Beredar kabar Mahkamah Agung (MA) akan mengabulkan peninjauan kembali (PK) yang diajukan Kepala Staf Kepresidenan (KSP) Moeldoko. Gugatan itu terkait legalisasi Partai Demokrat.
Pengamat komunikasi politik Universitas Esa Unggul, M. Jamiluddin Ritonga berpendapat PK yang diajukan Moeldoko seharusnya ditolak oleh MA. Sebab, yang dijadikan obyek gugatan judicial review hanyalah AD/ART Partai Demokrat.
"Dalam hirarki hukum di Indonesia, AD/ART bukan produk perundang-undangan," demikian kata Jamiluddin kepada
Kantor Berita Politik RMOL, Senin (29/5).
Menurut Jamiluddin, sesuai konstitusi, MA memang memiliki kewenangan
judicial review terhadap peraturan perundang-undangan di bawah UU yang dinilai tidak sesuai atau bertentangan dengan UU. Sementara AD/ART yang hanya produk Partai Demokrat dan berlaku hanya di internal partainya, tentu bukan produk perundang-undangan.
"Selain itu, para penggugat tidak memiliki
legal standing, karena merupakan
out put dari KLB yang tidak sesuai bahkan bertentangan dengan A/ART Partai Demokrat," jelas Jamiluddin.
Ia mendapat informasi, Moeldoko tidak memiliki kartu tanda anggota (KTA) Partai Demokrat.
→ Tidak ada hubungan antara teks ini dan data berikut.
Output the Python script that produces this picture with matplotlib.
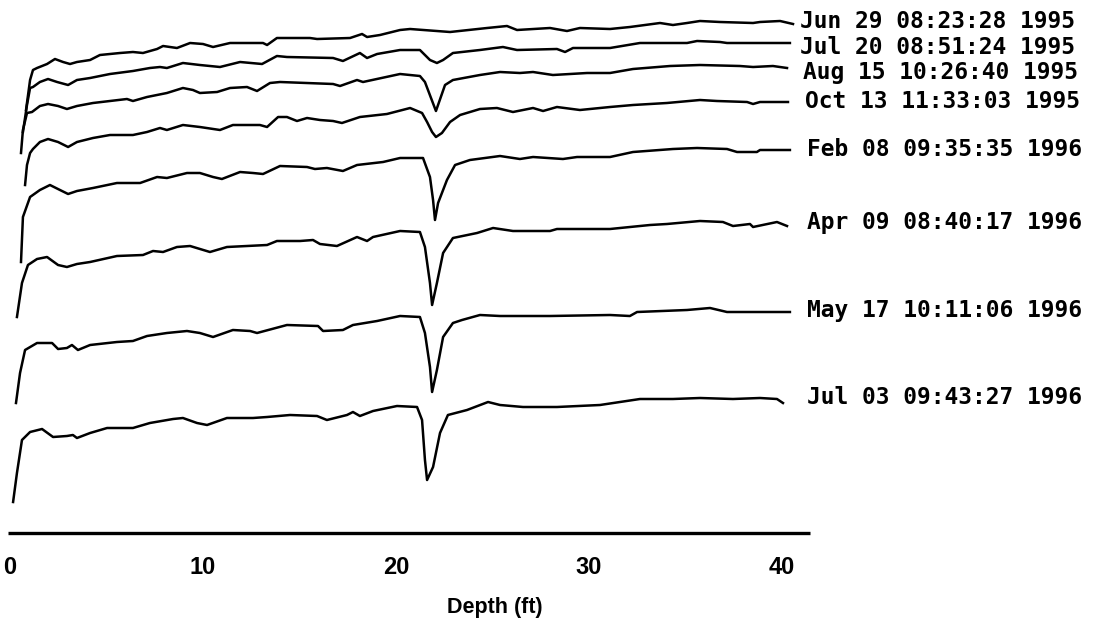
import matplotlib
matplotlib.use("Agg")
import matplotlib.pyplot as plt

# trace labels (top to bottom)
labels = [
    "Jun 29 08:23:28 1995",
    "Jul 20 08:51:24 1995",
    "Aug 15 10:26:40 1995",
    "Oct 13 11:33:03 1995",
    "Feb 08 09:35:35 1996",
    "Apr 09 08:40:17 1996",
    "May 17 10:11:06 1996",
    "Jul 03 09:43:27 1996",
]

depth_ticks = [0, 10, 20, 30, 40]

# depth [ft] / stacked level (arbitrary units, offset per trace)
jun95_depth = [0.83, 1.04, 1.19, 1.40, 1.92, 2.33, 2.75, 3.11, 3.47, 4.15, 4.66, 5.70, 6.37, 6.89, 7.62, 7.93,
               8.65, 9.33, 10.0, 10.52, 11.40, 13.11, 13.32, 13.83, 15.54, 15.91, 17.62, 18.24, 18.50, 19.17,
               20.21, 20.73, 22.80, 24.72, 25.75, 26.27, 27.98, 28.86, 29.53, 31.09, 32.12, 33.68, 34.35,
               35.08, 35.75, 36.79, 38.50, 38.86, 39.90, 40.57]
jun95_level = [423, 453, 463, 465, 469, 474, 471, 469, 471, 473, 478, 480, 481, 480, 484, 487,
               485, 490, 489, 486, 490, 490, 488, 495, 495, 494, 495, 499, 496, 498,
               503, 504, 501, 505, 507, 503, 505, 502, 505, 504, 506, 510, 508,
               510, 512, 511, 510, 511, 512, 509]

jul95_depth = [0.67, 0.88, 1.04, 1.19, 1.55, 1.97, 2.44, 3.01, 3.47, 4.15, 5.18, 6.37, 7.25, 7.77, 8.13, 8.96,
               9.84, 10.88, 11.92, 13.06, 13.83, 14.35, 16.74, 17.25, 18.13, 18.50, 19.02, 20.21, 21.24,
               21.76, 22.12, 22.44, 22.95, 24.35, 25.54, 26.27, 28.34, 28.76, 29.17, 31.09, 32.64, 35.08,
               35.60, 36.79, 37.15, 40.41]
jul95_level = [401, 428, 445, 446, 451, 454, 451, 448, 453, 455, 459, 462, 465, 466, 465, 470,
               468, 466, 471, 469, 477, 476, 475, 472, 480, 475, 479, 483, 483,
               473, 470, 473, 480, 483, 486, 483, 484, 481, 485, 485, 490, 490,
               492, 491, 490, 490]

aug95_depth = [0.57, 0.67, 0.88, 1.14, 1.55, 1.97, 2.49, 2.95, 3.47, 4.30, 5.18, 6.06, 6.37, 7.10, 8.13, 8.96,
               9.48, 9.84, 10.73, 11.40, 12.28, 12.80, 13.47, 13.99, 16.74, 17.10, 17.98, 18.29, 20.21,
               21.24, 21.50, 22.07, 22.54, 22.95, 24.35, 25.39, 26.42, 27.10, 28.13, 29.90, 31.09, 32.28,
               34.20, 35.75, 37.82, 38.50, 39.53, 40.26]
aug95_level = [380, 403, 420, 421, 427, 429, 427, 424, 427, 430, 432, 434, 432, 436, 440, 445,
               443, 440, 441, 445, 446, 442, 450, 451, 449, 447, 453, 451, 459,
               457, 451, 422, 448, 453, 458, 461, 460, 461, 458, 460, 460, 464,
               467, 468, 467, 466, 467, 465]

oct95_depth = [0.78, 0.88, 1.04, 1.19, 1.55, 1.97, 2.49, 3.01, 3.47, 4.30, 5.18, 6.37, 7.10, 7.77, 8.13, 8.96,
               9.84, 10.88, 11.55, 12.95, 13.32, 13.89, 14.35, 14.87, 15.39, 16.06, 16.74, 17.20, 18.13,
               19.53, 20.73, 21.35, 21.61, 21.87, 22.07, 22.38, 22.80, 23.32, 24.35, 25.23, 26.06, 27.10,
               27.62, 28.34, 29.53, 31.09, 32.28, 34.04, 35.75, 36.63, 38.19, 38.50, 38.86, 40.31]
oct95_level = [348, 368, 380, 384, 391, 394, 391, 386, 391, 395, 398, 398, 401, 405, 403, 408,
               406, 403, 408, 408, 406, 416, 416, 412, 415, 413, 412, 410, 416,
               419, 425, 420, 411, 401, 396, 400, 411, 418, 424, 425, 421, 425,
               422, 426, 423, 426, 428, 430, 433, 432, 431, 429, 431, 431]

feb96_depth = [0.57, 0.67, 1.04, 1.55, 2.07, 2.59, 3.01, 3.47, 4.30, 5.54, 6.74, 7.62, 8.13, 9.17, 9.84, 10.52,
               10.98, 11.92, 12.59, 13.11, 13.99, 15.39, 15.80, 16.42, 17.25, 17.98, 19.33, 20.21, 21.40,
               21.76, 21.92, 22.02, 22.18, 22.64, 23.06, 23.83, 25.39, 26.42, 27.10, 28.65, 29.38, 31.09,
               32.28, 34.35, 35.60, 37.15, 37.67, 38.70, 38.86, 40.41]
feb96_level = [271, 316, 336, 343, 348, 343, 339, 342, 345, 350, 350, 356, 355, 360, 360, 356,
               354, 361, 360, 359, 367, 366, 364, 365, 362, 368, 371, 375, 375,
               356, 333, 313, 330, 353, 368, 373, 377, 374, 376, 374, 376, 376,
               381, 384, 385, 384, 381, 381, 383, 383]

apr96_depth = [0.36, 0.62, 0.93, 1.40, 1.92, 2.49, 2.95, 3.47, 4.15, 5.54, 6.89, 7.41, 7.93, 8.65, 9.33, 10.36,
               11.24, 13.32, 13.83, 15.03, 15.70, 16.06, 16.94, 17.98, 18.50, 18.81, 20.21, 21.24, 21.50,
               21.76, 21.87, 22.12, 22.44, 22.95, 24.20, 25.03, 26.06, 27.98, 28.34, 31.09, 33.16, 34.04,
               35.75, 36.94, 37.46, 38.34, 38.50, 39.74, 40.26]
apr96_level = [216, 250, 268, 274, 276, 268, 266, 269, 271, 277, 278, 282, 281, 286, 287, 281,
               286, 288, 292, 292, 293, 289, 287, 296, 292, 296, 302, 301, 286,
               250, 228, 250, 280, 295, 300, 305, 302, 302, 304, 304, 308, 309,
               312, 311, 307, 309, 306, 311, 307]

may96_depth = [0.31, 0.52, 0.78, 1.40, 2.18, 2.49, 2.95, 3.21, 3.52, 4.15, 5.54, 6.37, 7.10, 8.13, 9.17, 9.84,
               10.52, 11.55, 12.44, 12.80, 14.35, 15.96, 16.22, 17.25, 17.77, 19.02, 20.21, 21.24, 21.50,
               21.76, 21.87, 22.12, 22.44, 22.95, 23.42, 24.35, 25.39, 27.98, 31.09, 32.12, 32.49, 35.08,
               36.27, 37.15, 40.41]
may96_level = [130, 160, 183, 190, 190, 184, 185, 188, 183, 188, 191, 192, 197, 200, 202, 200,
               196, 203, 202, 200, 208, 207, 202, 203, 208, 212, 217, 216, 200,
               166, 141, 163, 196, 210, 213, 218, 217, 217, 218, 217, 221, 223,
               225, 221, 221]

jul96_depth = [0.16, 0.36, 0.62, 1.04, 1.66, 2.23, 2.95, 3.26, 3.47, 4.15, 5.03, 6.37, 7.25, 8.45, 8.96, 9.69,
               10.21, 11.24, 12.59, 13.32, 14.51, 15.91, 16.42, 17.46, 17.77, 18.13, 18.81, 20.05, 21.09,
               21.35, 21.50, 21.61, 21.92, 22.28, 22.69, 23.68, 24.77, 25.39, 26.58, 28.34, 30.57, 32.64,
               34.35, 35.75, 37.46, 38.86, 39.74, 40.05]
jul96_level = [31, 60, 93, 101, 104, 96, 97, 98, 95, 100, 105, 105, 110, 114, 115, 110,
               108, 115, 115, 116, 118, 117, 113, 118, 121, 117, 122, 127, 126,
               113, 73, 53, 66, 100, 118, 123, 131, 128, 126, 126, 128, 134,
               134, 135, 134, 135, 134, 130]

traces = [
    (jun95_depth, jun95_level),
    (jul95_depth, jul95_level),
    (aug95_depth, aug95_level),
    (oct95_depth, oct95_level),
    (feb96_depth, feb96_level),
    (apr96_depth, apr96_level),
    (may96_depth, may96_level),
    (jul96_depth, jul96_level),
]

# label positions in figure pixels (x start, y centre)
label_pos = [(800, 22), (800, 48), (803, 72), (805, 102), (807, 150), (807, 222), (807, 310), (807, 397)]

W, H = 1106, 624
fig = plt.figure(figsize=(W / 100, H / 100), dpi=100)
ax = fig.add_axes([0, 0, 1, 1])
# map: x_px = 10 + 19.3 * depth ; level = 533 - y_px
ax.set_xlim(-10 / 19.3, (W - 10) / 19.3)
ax.set_ylim(533 - H, 533)
ax.axis("off")

for d, v in traces:
    ax.plot(d, v, color="black", lw=1.8, solid_joinstyle="round")

# depth axis
ax.plot([-0.1, 41.45], [0, 0], color="black", lw=2.4, solid_capstyle="butt")
for t in depth_ticks:
    ax.text(t, -34, str(t), ha="center", va="center", fontsize=17, fontweight="bold",
            family="Liberation Sans")
ax.text(25.1, -75, "Depth (ft)", ha="center", va="center", fontsize=15.5, fontweight="bold",
        family="Liberation Sans")

for lab, (px, py) in zip(labels, label_pos):
    fig.text(px / W, 1 - py / H, lab, ha="left", va="center", fontsize=16.5, fontweight="bold",
             family="DejaVu Sans Mono")

fig.savefig("out.png", dpi=100)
Artinya, semakin membuktikan bahwa Moeldoko tidak punya
legal standing untuk menggugat AD/ART PD. Karena itu, MA seharusnya menolak PK yang diajukan Moeldoko.
"Jadi, kalau MA tetap mengabulkan PK yang diajukan Moeldoko, maka keadilan sudah dirampas secara sewenang-wenang. Kekuasaan sudah masuk terlalu jauh ke ranah hukum," pungkasnya.